Jeśli zależy nam na wypozycjonowaniu naszej strony w wyszukiwarce google, trzeba nad wyraz ostrożnie podchodzić do tego typu próśb. Po pierwsze, powinniśmy przeprowadzić kalkulację korzyści, jakie nam przyniesie oferowany link. Po drugie, sprawdzić do jakiej strony prowadzi (tematycznie powiązanej lub nie), strona niezwiązana z naszą działalnością nie będzie nam korzystnie służyć. Po trzecie, zdecydować gdzie ma się znaleźć na stronie (unikać stopki oraz linków cross-site). Po czwarte, należy rozważyć czy ma być to link follow czy nofollow oraz wreszcie po piąte, musimy zastanowić się czy nie będziemy mieli zbyt dużej ilości linków wychodzących ze swojej strony.

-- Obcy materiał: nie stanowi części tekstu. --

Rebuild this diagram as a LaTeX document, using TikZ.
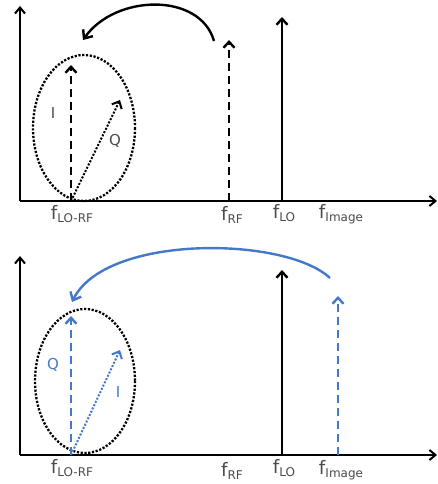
\documentclass[tikz,border=0pt]{standalone}
\usepackage{fontspec}
\setmainfont{DejaVu Sans}
\usetikzlibrary{arrows.meta}
\definecolor{txtgray}{RGB}{75,75,75}
\definecolor{oblue}{RGB}{68,120,200}
\tikzset{
  axis/.style={line width=2pt,-{Straight Barb[length=6pt,width=10pt]}},
  vec/.style={line width=2.4pt,-{Straight Barb[length=6pt,width=11pt]}},
  dashvec/.style={vec,dash pattern=on 8pt off 5pt},
  dotvec/.style={vec,line width=2pt,dash pattern=on 2pt off 1.6pt},
  lbl/.style={text=txtgray,font=\fontsize{18.5}{19}\selectfont,inner sep=0pt},
  vlbl/.style={text=txtgray,font=\fontsize{15}{16}\selectfont,inner sep=0pt},
  curvearrow/.style={line width=2.4pt,-{Straight Barb[length=7pt,width=12pt]}},
  ringline/.style={line width=2.3pt,dash pattern=on 2.2pt off 1.6pt}
}
\newcommand{\fsub}[1]{f\raisebox{-3.5pt}{\fontsize{12}{12}\selectfont #1}}
\begin{document}
\begin{tikzpicture}[x=1pt,y=-1pt]
\useasboundingbox (0,0) rectangle (437,484);
% ---------- top panel ----------
\coordinate (o1) at (20,201);
\coordinate (y1) at (20,6);
\coordinate (x1) at (437,201);
\draw[axis] (o1) -- (y1);
\draw[axis] (o1) -- (x1);
\coordinate (a1) at (71,201);
\coordinate (it) at (71,65);
\coordinate (qt) at (120,100);
\coordinate (rf1) at (229,201);
\coordinate (rft) at (229,40);
\coordinate (lo1) at (282,201);
\coordinate (lot) at (282,17);
\draw[dashvec] (a1) -- (it);
\draw[dotvec] (a1) -- (qt);
\draw[dashvec] (rf1) -- (rft);
\draw[vec] (lo1) -- (lot);
\draw[ringline] (84,128) ellipse [x radius=51, y radius=73];
\coordinate (c1s) at (214,41);
\coordinate (c1e) at (83,40);
\draw[curvearrow] (c1s) .. controls (200,-8) and (115,-6) .. (c1e);
\node[vlbl] (il1) at (53,113) {I};
\node[vlbl] (ql1) at (115,141) {Q};
\node[lbl] (fa1) at (72,214) {\fsub{LO-RF}};
\node[lbl] (fb1) at (232,215) {\fsub{RF}};
\node[lbl] (fc1) at (284,213) {\fsub{LO}};
\node[lbl] (fd1) at (341,214) {\fsub{Image}};
% ---------- bottom panel ----------
\coordinate (o2) at (20,455);
\coordinate (y2) at (20,256);
\coordinate (x2) at (437,455);
\draw[axis] (o2) -- (y2);
\draw[axis] (o2) -- (x2);
\coordinate (a2) at (71,455);
\coordinate (qt2) at (71,316);
\coordinate (it2) at (120,350);
\coordinate (lo2) at (282,455);
\coordinate (lot2) at (282,270);
\coordinate (im2) at (338,455);
\coordinate (imt2) at (338,296);
\draw[ringline] (85,381) ellipse [x radius=50, y radius=72];
\draw[dashvec,oblue] (a2) -- (qt2);
\draw[dotvec,oblue] (a2) -- (it2);
\draw[vec] (lo2) -- (lot2);
\draw[dashvec,oblue] (im2) -- (imt2);
\coordinate (c2s) at (330,278);
\coordinate (c2e) at (72,302);
\draw[curvearrow,oblue] (c2s) .. controls (285,236) and (105,234) .. (c2e);
\node[vlbl,text=oblue] (ql2) at (53,365) {Q};
\node[vlbl,text=oblue] (il2) at (118,392) {I};
\node[lbl] (fa2) at (72,468) {\fsub{LO-RF}};
\node[lbl] (fb2) at (232,471) {\fsub{RF}};
\node[lbl] (fc2) at (284,468) {\fsub{LO}};
\node[lbl] (fd2) at (341,470) {\fsub{Image}};
\end{tikzpicture}
\end{document}
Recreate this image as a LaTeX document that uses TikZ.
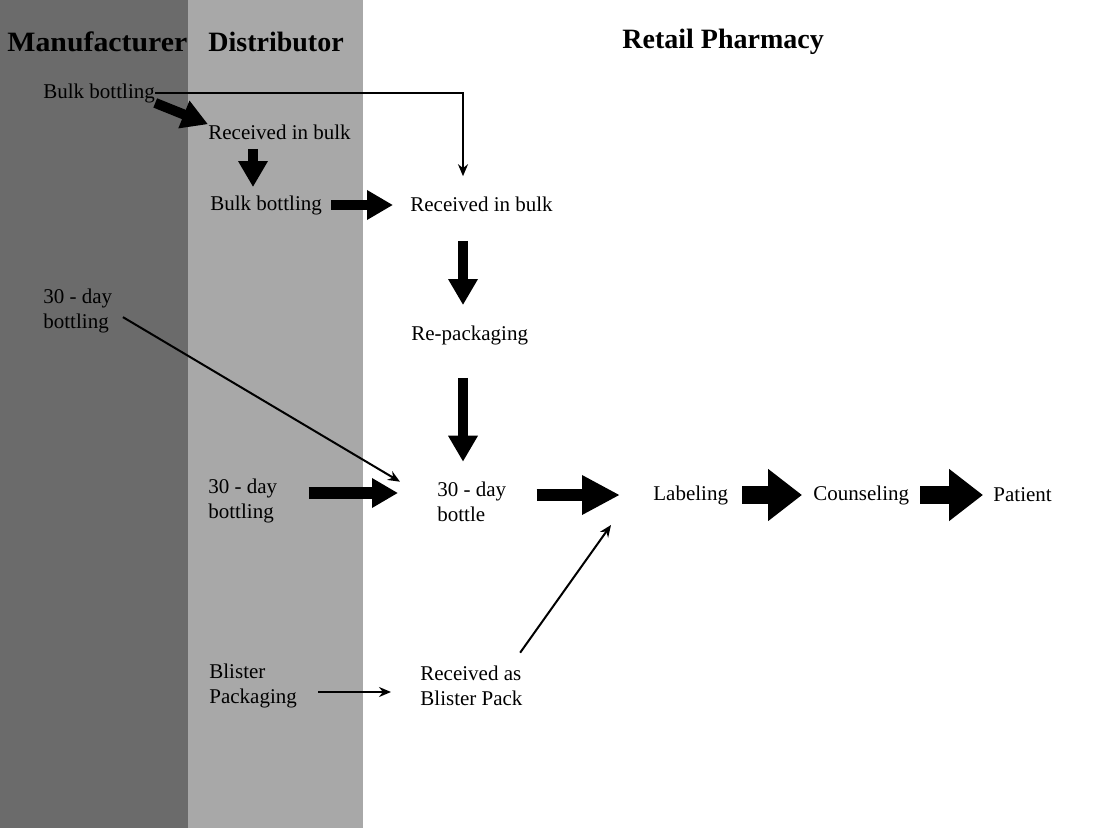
\documentclass[tikz,border=0pt]{standalone}
\usepackage{fontspec}
\usepackage{graphicx}
\setmainfont{Liberation Serif}
\usetikzlibrary{arrows.meta}
\definecolor{manufgray}{gray}{0.42}
\definecolor{distgray}{gray}{0.66}
\tikzset{>=stealth}
\tikzset{
	% text styles
	lbl/.style={anchor=west,inner sep=0pt,align=left,font=\fontsize{10.5}{12.5}\selectfont},
	ttl/.style={anchor=west,inner sep=0pt,font=\fontsize{14}{16}\selectfont\bfseries},
	% arrow styles
	medarrow/.style={line width=5pt,-{Triangle[width=14pt,length=13pt]}},
	bigarrow/.style={line width=6pt,-{Triangle[width=18.5pt,length=19pt]}},
	hugearrow/.style={line width=9pt,-{Triangle[width=25pt,length=17pt]}},
	thinarrow/.style={line width=1pt,-{Stealth[length=6pt,width=5pt]}},
}

\begin{document}
\begin{tikzpicture}[x=0.5pt,y=-0.5pt]
	\useasboundingbox (0,0) rectangle (1101,828);
	\fill[manufgray] (0,0) rectangle (188,828);
	\fill[distgray] (188,0) rectangle (363,828);
	
	\node[ttl] (tman) at (7,42) {\scalebox{1.065}[1]{Manufacturer}};
	\node[ttl] (tdist) at (208,42) {Distributor};
	\node[ttl] (tretail) at (622,42) {Retail Pharmacy};
	
	\coordinate (daxis) at (253,0);
	\coordinate (raxis) at (463,0);
	\coordinate (join) at (611,525);
	
	\node[lbl] (mbulk) at (43,93) {Bulk bottling};
	\node[lbl] (drecv) at (208,132) {Received in bulk};
	\node[lbl] (dbulk) at (210,205) {Bulk bottling};
	\node[lbl] (rbulk) at (410,204) {Received in bulk};
	\node[lbl] (repack) at (411,335) {Re-packaging};
	\node[lbl] (m30) at (43,311) {30 - day\\bottling};
	\node[lbl] (d30) at (208,501) {30 - day\\bottling};
	\node[lbl] (rbottle) at (437,502) {30 - day\\bottle};
	\node[lbl] (dblister) at (209,686) {Blister\\Packaging};
	\node[lbl] (rblister) at (420,686) {Received as\\Blister Pack};
	\node[lbl] (label) at (653,495) {Labeling};
	\node[lbl] (counsel) at (813,495) {Counseling};
	\node[lbl] (patient) at (993,495) {Patient};
	
	% bulk path
	\draw[medarrow] (mbulk.south east) -- (drecv.north west);
	\draw[thinarrow] (mbulk.east) -| ([yshift=10pt]rbulk.north -| raxis);
	\draw[medarrow,shorten <=4.5pt,shorten >=4pt] (drecv.south -| daxis) -- (dbulk.north -| daxis);
	\draw[medarrow,shorten <=4.5pt,shorten >=8.5pt] (dbulk.east) -- (dbulk.east -| rbulk.west);
	\draw[medarrow,shorten <=14.5pt,shorten >=10pt] (rbulk.south -| raxis) -- (repack.north -| raxis);
	\draw[medarrow,shorten <=16.5pt,shorten >=10pt] (repack.south -| raxis) -- (rbottle.north -| raxis);
	
	% 30-day path
	\draw[thinarrow,shorten <=6pt] (m30.east) -- ([xshift=-18.5pt]rbottle.north west);
	\draw[medarrow,line width=6pt,shorten <=15.5pt,shorten >=19.5pt] ([yshift=4pt]d30.east) -- ([yshift=4pt]d30.east -| rbottle.west);
	\draw[bigarrow,shorten <=15pt,shorten >=16.5pt] (rbottle.east |- label.west) -- (label.west);
	
	% blister path
	\draw[thinarrow,shorten <=10.5pt,shorten >=14.5pt] ([yshift=-3pt]dblister.east) -- ([yshift=-3pt]dblister.east -| rblister.west);
	\draw[thinarrow,shorten <=8pt] ([xshift=-6pt]rblister.north east) -- (join);
	
	% to patient
	\draw[hugearrow,shorten <=7pt,shorten >=5.5pt] (label.east) -- (counsel.west);
	\draw[hugearrow,shorten <=5.5pt,shorten >=5pt] (counsel.east) -- (patient.west);
	
\end{tikzpicture}
\end{document}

Powinniśmy pamiętać o tym, że każdy link wychodzący typu follow zmniejsza ogólną moc SEO naszej strony. Jeśli nasza domena ma nadany wskaźnik pagerank, możemy go stracić w kolejnej aktualizacji przez zbyt dużą ilość tego typu linków. Jaka ilość linków jest w takim razie niebezpieczna? To zależy od konstrukcji strony, przepływu pageranka i ilości linków przychodzących. Przyjmuje się, że wartości ogólnego pageranka strony nie mogą być niższe niż 80 procent. Należy zatem korzystać, kiedy tylko można, z tagu „nofollow” (który informuje robota google, by nie przekazywał mocy seo stronie linkowanej), a także eliminować wszystkie zbędne straty mocy naszej strony.